I'm wanting to get 48" rotary cutter for my 2210. 
It will primarily be used for occasional cutting of tall field grass, and small clearings in the woods. I have cut with, and have access to, an '8 foot Bush Hog and an old Allis D17, so I wont be needing heavy cutting capability with the smaller cutter. I think anything bigger for the 2210 will be pushing it due to limited PTO HP (17.5), and the extended length which would create a need for more weight in the front of the tractor.

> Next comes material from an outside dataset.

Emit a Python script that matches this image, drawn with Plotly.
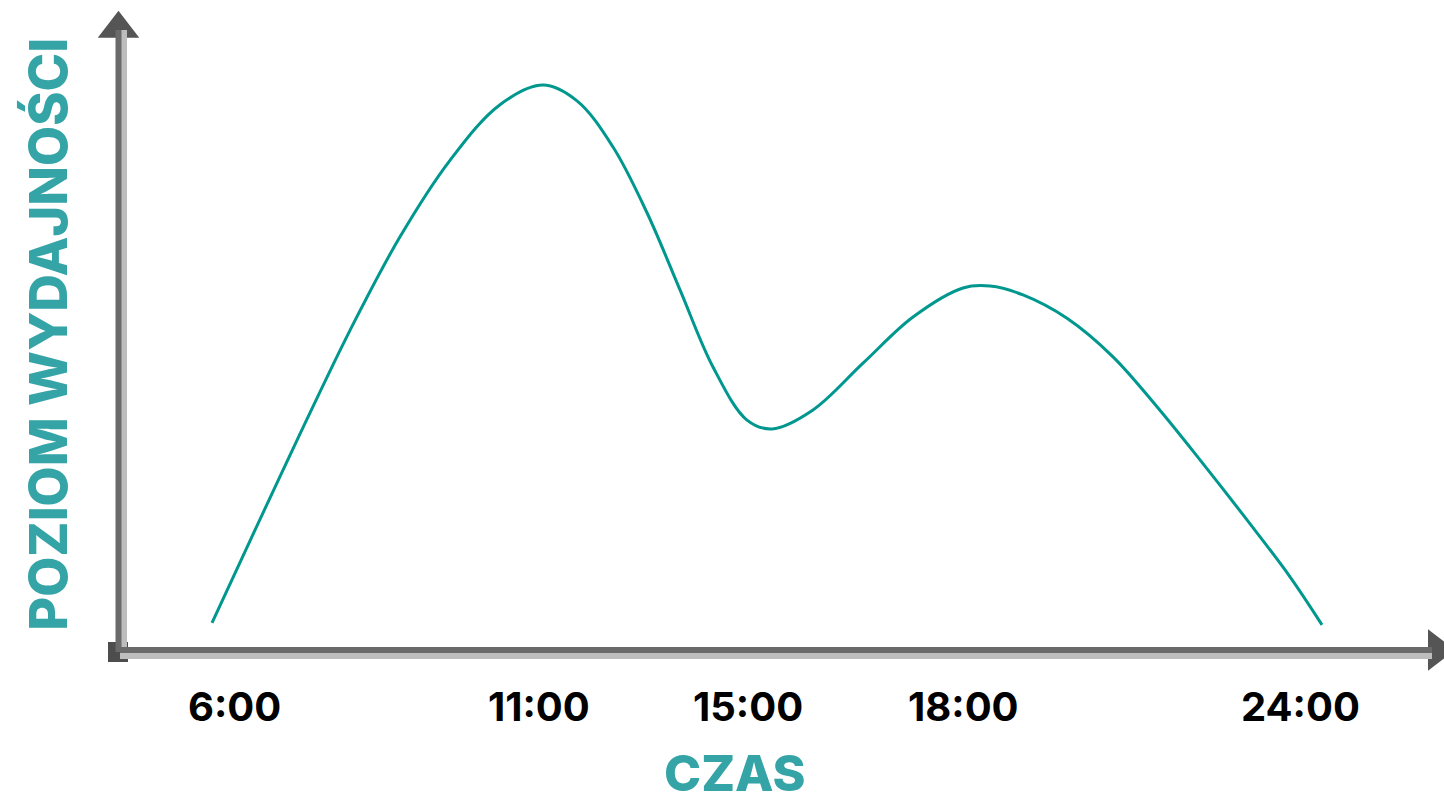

Does anybody have the JD LX series rotary cutter? I believe I can get a JD LX4 or a 48" Land Pride cutter locally. I haven't priced them yet. I saw an LX4 awhile back, but have not personally seen a Land Pride RC. I'm assuming the LX4 will cost more being that it is painted green. Are the LX's worth the money? How about Land Prides? As I stated before, I need something only for light duty, but don't want to buy junk, either.


----------



## Michael (Sep 16, 2003)

I have seen several LX4 in my area and they seem to work well. The local New Holland dealer is also a Woods dealer and they sell Woods branded rotary cutters. A while back they had a sell on a 42" RCC42 cutter for $600.00, I know a little small fro your needs but it really matches well to my Kubota L185 and does a nice job on my pasture. You might want to take a look at some of the Woods stuff not as expensive as the JD or Land Pride stuff but really nice units.


----------



## MowHoward2210 (Nov 2, 2003)

Thanks, Michael, I had forgotten that my JD dealer can get Woods stuff, as that's where I got my Woods toothbar for my FEL. :duh: I'll inquire about the Woods RC's.


----------



## MowHoward2210 (Nov 2, 2003)

Also, the 42" size would probably be ok, because what I will be using it for does not have to be done quickly or in one day, like sometimes my finishing mowing has to be done.


----------